Importance
Prenatal genetic testing guidelines recommend providing patients with detailed information to allow informed, preference-based screening and diagnostic testing decisions. The effect of implementing these guidelines is not well understood.
Objective
Toanalyze the effect of a decision support guide and elimination of financial barriers to testing on use of prenatal genetic testing and decision-making among women of varying literacy and numeracy levels.
Design
Randomized trial conducted from 2010-2013.
Setting
Prenatal clinics at three county hospitals, a community clinic, an academic center, and three medical centers of an integrated health care delivery system in the San Francisco Bay area.
Participants
English- or Spanish-speaking women who had not yet undergone screening and/or diagnostic testing and remained pregnant at 11 weeks gestation (n=710).
Interventions
A computerized, interactive decision support guide and access to prenatal testing with no out-of-pocket expense (n=357) or usual care as per current guidelines (n=353).
Main Outcome Measures
The primary outcome was invasive diagnostic test use, obtained via medical record review.

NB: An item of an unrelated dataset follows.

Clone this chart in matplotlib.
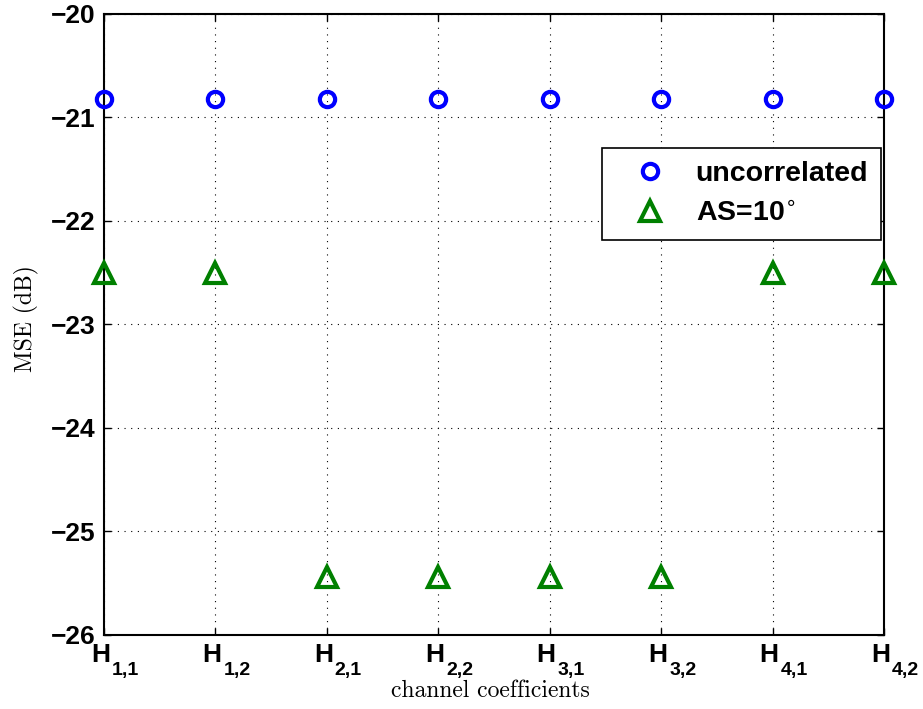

Secondary outcomes included testing strategy undergone, and knowledge, risk comprehension, decisional conflict and decision regret at 24-36 weeks' gestation.
Results
Women randomized to the intervention group, compared to those randomized to the control group, were less likely to have invasive testing [5.9% vs. 12.3%, odds ratio (OR) 0.45, 95% CI 0.25-0.80] and more likely to forego testing altogether [25.6% vs. 20.4%, OR 3.30 (reference group screening followed by invasive testing), CI 1.43-7.64]. They also had higher knowledge scores (9.4 vs. 8.6 on a 15-point scale, mean group difference 0.82, CI 0.34-1.31), and were more likely to correctly estimate the amniocentesis-related miscarriage risk (73.8% vs. 59.0%, OR 1.95, CI 1.39-2.75) and their age-adjusted chance of carrying a fetus with trisomy 21 (58.7% vs. 46.1%, OR 1.66, CI 1.22-2.28). Significant differences did not emerge in decisional conflict or decision regret.
Conclusions and Relevance
Full implementation of prenatal testing guidelines using a computerized, interactive decision support guide in the absence of financial barriers to testing resulted in lesser test use and more informed choices. If validated in additional populations, this approach may result in more informed and preference-based prenatal testing decision making, and fewer women undergoing testing.